Look for a thin, lightweight fabric, like a flour sack towel or linen napkin - this will prevent it from deforming the loaf. Avoid fluffy absorbent towels like the plague - you'll never be able to get enough flour in them to avoid the sticky-icky and it will lead to eventual heartbreak!
No. 2 --> Opt for rice flour when flouring your liner towel. I have actually found that rice flour works the best because the moisture from the dough isn't able to "melt it" so to speak and it creates a barrier between the tacky dough and your towel.
No. 3 --> If you decide to take the plunge and get a banneton (or 3 - they are addictive!) I have a great guide on banneton use and maintenance for you!
More Sourdough Guides:
Don't expect the alternatives to work as well as the real deal. Bannetons are designed to do exactly what they do, do it well, and pretty much nothing else. Using banneton alternatives instead of an actual banneton can present some potential pitfalls for sourdough and artisan bread bakers. Here are a few common issues that may arise:
- Incorrect shape: Bannetons are designed to provide specific shape and support to the dough during proofing. Alternatives such as bowls or colanders may not offer the right sizes or shapes, causing the dough to spread out or sacrifice oven spring.
- Uneven proofing: Bannetons are made from natural materials like rattan or cane, which allow for better air circulation around the dough and wicking moisture from the surface of the dough, resulting in even bread proofing. Using alternatives made of materials like plastic or metal may not provide the same airflow or moisture wicking, potentially leading to uneven proofing
- Lack of distinct patterns: One of the appealing features of using a banneton is the beautiful spiral pattern it imparts on the bread's crust. If that's important to you, an alternative may not be your best choice.

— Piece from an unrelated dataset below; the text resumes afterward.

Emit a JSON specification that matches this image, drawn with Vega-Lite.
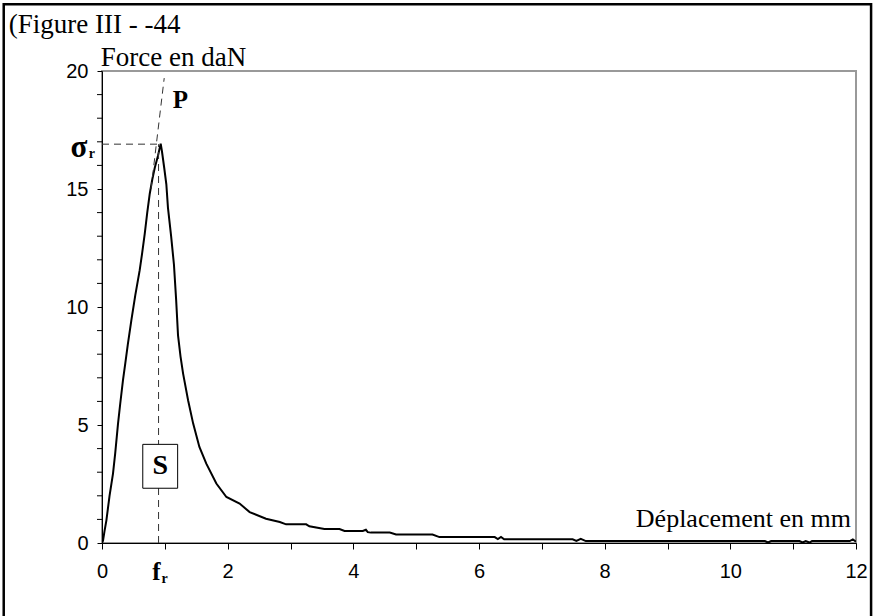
{
  "$schema": "https://vega.github.io/schema/vega-lite/v6.json",
  "width": 754,
  "height": 472,
  "autosize": {"type": "none"},
  "padding": {"left": 102, "top": 71, "right": 19, "bottom": 73},
  "background": "white",
  "config": {
    "view": {"stroke": "#999999", "strokeWidth": 2},
    "axis": {"grid": false, "domainColor": "black", "tickColor": "black", "labelColor": "black", "labelFont": "Liberation Sans", "labelFontSize": 20, "title": null, "labelOverlap": false, "labelFlush": false, "format": "d"},
    "axisX": {"tickSize": 6, "labelPadding": 12, "labelExpr": "datum.value % 2 === 0 ? datum.label : ''"},
    "axisY": {"tickSize": 5, "labelPadding": 9}
  },
  "datasets": {
    "curve": [
      {"d": 0, "f": 0}, {"d": 0.016, "f": 0.1}, {"d": 0.04, "f": 0.5}, {"d": 0.07, "f": 0.96},
      {"d": 0.12, "f": 2.0}, {"d": 0.175, "f": 2.94}, {"d": 0.21, "f": 3.8}, {"d": 0.255, "f": 5.06},
      {"d": 0.29, "f": 5.9}, {"d": 0.334, "f": 6.9}, {"d": 0.37, "f": 7.6}, {"d": 0.41, "f": 8.4},
      {"d": 0.467, "f": 9.43}, {"d": 0.53, "f": 10.5}, {"d": 0.6, "f": 11.56}, {"d": 0.64, "f": 12.3},
      {"d": 0.68, "f": 13.1}, {"d": 0.72, "f": 14.0}, {"d": 0.76, "f": 14.8}, {"d": 0.8, "f": 15.4},
      {"d": 0.84, "f": 15.9}, {"d": 0.89, "f": 16.4}, {"d": 0.934, "f": 16.92}, {"d": 0.954, "f": 16.6},
      {"d": 0.99, "f": 15.9}, {"d": 1.024, "f": 15.2}, {"d": 1.05, "f": 14.2}, {"d": 1.1, "f": 13.0},
      {"d": 1.145, "f": 11.8}, {"d": 1.18, "f": 10.3}, {"d": 1.21, "f": 8.8}, {"d": 1.25, "f": 7.9},
      {"d": 1.29, "f": 7.19}, {"d": 1.37, "f": 6.05}, {"d": 1.45, "f": 5.07}, {"d": 1.55, "f": 4.07},
      {"d": 1.66, "f": 3.36}, {"d": 1.82, "f": 2.52}, {"d": 1.98, "f": 1.95}, {"d": 2.19, "f": 1.67},
      {"d": 2.35, "f": 1.31}, {"d": 2.61, "f": 1.03}, {"d": 2.83, "f": 0.89}, {"d": 2.93, "f": 0.79},
      {"d": 3.25, "f": 0.79}, {"d": 3.3, "f": 0.71}, {"d": 3.54, "f": 0.59}, {"d": 3.78, "f": 0.59},
      {"d": 3.86, "f": 0.51}, {"d": 4.15, "f": 0.51}, {"d": 4.2, "f": 0.56}, {"d": 4.23, "f": 0.46},
      {"d": 4.28, "f": 0.44}, {"d": 4.58, "f": 0.44}, {"d": 4.68, "f": 0.36}, {"d": 5.26, "f": 0.36},
      {"d": 5.37, "f": 0.25}, {"d": 6.25, "f": 0.25}, {"d": 6.3, "f": 0.17}, {"d": 6.35, "f": 0.26},
      {"d": 6.4, "f": 0.16}, {"d": 7.49, "f": 0.16}, {"d": 7.55, "f": 0.09}, {"d": 7.62, "f": 0.18},
      {"d": 7.7, "f": 0.08}, {"d": 10.55, "f": 0.08}, {"d": 10.6, "f": 0.02}, {"d": 10.65, "f": 0.08},
      {"d": 11.1, "f": 0.08}, {"d": 11.15, "f": 0.02}, {"d": 11.2, "f": 0.08}, {"d": 11.26, "f": 0.02},
      {"d": 11.3, "f": 0.08}, {"d": 11.9, "f": 0.08}, {"d": 11.95, "f": 0.15}, {"d": 12.0, "f": 0.06}
    ],
    "yticks": [
      {"v": 1}, {"v": 2}, {"v": 3}, {"v": 4}, {"v": 6}, {"v": 7}, {"v": 8}, {"v": 9},
      {"v": 11}, {"v": 12}, {"v": 13}, {"v": 14}, {"v": 16}, {"v": 17}, {"v": 18}, {"v": 19}
    ],
    "frame": [{"x": -1.564, "x2": 12.24, "y": 22.83, "y2": -3.4}],
    "dashes": [
      {"x": 0, "x2": 0.9, "y": 16.9, "y2": 16.9},
      {"x": 0.9, "x2": 0.9, "y": 0, "y2": 16.9},
      {"x": 0.78, "x2": 0.99, "y": 15.0, "y2": 19.7}
    ],
    "sbox": [{"x": 0.649, "x2": 1.204, "y": 4.18, "y2": 2.32}],
    "plainText": [
      {"t": "(Figure III - -44", "x": -1.484, "y": 21.6},
      {"t": "Force en daN", "x": -0.02, "y": 20.2}
    ],
    "rightText": [{"t": "Déplacement en mm", "x": 11.92, "y": 0.66}],
    "boldText": [{"t": "P", "x": 1.125, "y": 18.42}],
    "sigma": [{"t": "σ", "x": -0.5, "y": 16.34}],
    "sText": [{"t": "S", "x": 0.926, "y": 3.25}],
    "fText": [{"t": "f", "x": 0.8, "y": -1.58}],
    "subText": [{"t": "r", "x": -0.21, "y": 16.3}, {"t": "r", "x": 0.945, "y": -1.71}]
  },
  "layer": [
    {
      "data": {"name": "curve"},
      "mark": {"type": "line", "color": "black", "strokeWidth": 2, "clip": true},
      "encoding": {
        "x": {"field": "d", "type": "quantitative", "scale": {"domain": [0, 12], "nice": false, "zero": false},
          "axis": {"values": [0,1,2,3,4,5,6,7,8,9,10,11,12]}},
        "y": {"field": "f", "type": "quantitative", "scale": {"domain": [0, 20], "nice": false, "zero": false},
          "axis": {"values": [0,5,10,15,20]}}
      }
    },
    {
      "data": {"name": "yticks"},
      "mark": {"type": "tick", "orient": "horizontal", "size": 5, "thickness": 1, "color": "black", "xOffset": -2.5, "opacity": 1, "clip": false},
      "encoding": {
        "x": {"datum": 0, "type": "quantitative"},
        "y": {"field": "v", "type": "quantitative"}
      }
    },
    {
      "data": {"name": "frame"},
      "mark": {"type": "rect", "fill": null, "filled": false, "stroke": "black", "strokeWidth": 2.5, "clip": false},
      "encoding": {
        "x": {"field": "x", "type": "quantitative"},
        "x2": {"field": "x2"},
        "y": {"field": "y", "type": "quantitative"},
        "y2": {"field": "y2"}
      }
    },
    {
      "data": {"name": "dashes"},
      "mark": {"type": "rule", "color": "#333333", "strokeWidth": 1, "strokeDash": [7, 5]},
      "encoding": {
        "x": {"field": "x", "type": "quantitative"},
        "x2": {"field": "x2"},
        "y": {"field": "y", "type": "quantitative"},
        "y2": {"field": "y2"}
      }
    },
    {
      "data": {"name": "sbox"},
      "mark": {"type": "rect", "fill": "white", "stroke": "black", "strokeWidth": 1},
      "encoding": {
        "x": {"field": "x", "type": "quantitative"},
        "x2": {"field": "x2"},
        "y": {"field": "y", "type": "quantitative"},
        "y2": {"field": "y2"}
      }
    },
    {
      "data": {"name": "plainText"},
      "mark": {"type": "text", "font": "Liberation Serif", "fontSize": 27, "align": "left", "baseline": "alphabetic", "color": "black"},
      "encoding": {
        "x": {"field": "x", "type": "quantitative"},
        "y": {"field": "y", "type": "quantitative"},
        "text": {"field": "t"}
      }
    },
    {
      "data": {"name": "rightText"},
      "mark": {"type": "text", "font": "Liberation Serif", "fontSize": 26, "align": "right", "baseline": "alphabetic", "color": "black"},
      "encoding": {
        "x": {"field": "x", "type": "quantitative"},
        "y": {"field": "y", "type": "quantitative"},
        "text": {"field": "t"}
      }
    },
    {
      "data": {"name": "boldText"},
      "mark": {"type": "text", "font": "Liberation Serif", "fontSize": 25, "fontWeight": "bold", "align": "left", "baseline": "alphabetic", "color": "black"},
      "encoding": {
        "x": {"field": "x", "type": "quantitative"},
        "y": {"field": "y", "type": "quantitative"},
        "text": {"field": "t"}
      }
    },
    {
      "data": {"name": "sigma"},
      "mark": {"type": "text", "font": "Liberation Serif", "fontSize": 31, "fontWeight": "bold", "align": "left", "baseline": "alphabetic", "color": "black"},
      "encoding": {
        "x": {"field": "x", "type": "quantitative"},
        "y": {"field": "y", "type": "quantitative"},
        "text": {"field": "t"}
      }
    },
    {
      "data": {"name": "sText"},
      "mark": {"type": "text", "font": "Liberation Serif", "fontSize": 28, "fontWeight": "bold", "align": "center", "baseline": "middle", "color": "black"},
      "encoding": {
        "x": {"field": "x", "type": "quantitative"},
        "y": {"field": "y", "type": "quantitative"},
        "text": {"field": "t"}
      }
    },
    {
      "data": {"name": "fText"},
      "mark": {"type": "text", "font": "Liberation Serif", "fontSize": 25, "fontWeight": "bold", "align": "left", "baseline": "alphabetic", "color": "black"},
      "encoding": {
        "x": {"field": "x", "type": "quantitative"},
        "y": {"field": "y", "type": "quantitative"},
        "text": {"field": "t"}
      }
    },
    {
      "data": {"name": "subText"},
      "mark": {"type": "text", "font": "Liberation Serif", "fontSize": 14, "fontWeight": "bold", "align": "left", "baseline": "alphabetic", "color": "black"},
      "encoding": {
        "x": {"field": "x", "type": "quantitative"},
        "y": {"field": "y", "type": "quantitative"},
        "text": {"field": "t"}
      }
    }
  ]
}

- Difficulty in handling: Bannetons are really easy handling, they are lightweight and easy to manipulate while alternatives may not be as user-friendly, increasing the risk of mishaps during the transfer process.
While using banneton alternatives can be a cost-effective solution for occasional bakers, I do recommend investing in a proper banneton if you're a baker who frequently bakes sourdough or artisan breads to ensure consistent results when you proof bread.
Thoughts From The Crave Kitchen
Bannetons can be an invaluable tool for artisan bread bakers. While alternative options such as a colander, wicker basket, couche, or loaf pan can provide adequate support and shape during proofing, they will not be able to replicate the even airflow and distinct patterns provided by a traditional banneton.
My personal opinion, after having baked many hundreds of loaves is that I prefer to use a banneton to an alternative - that said, I baked for many months before I was gifted a banneton and those loaves turned out just fine.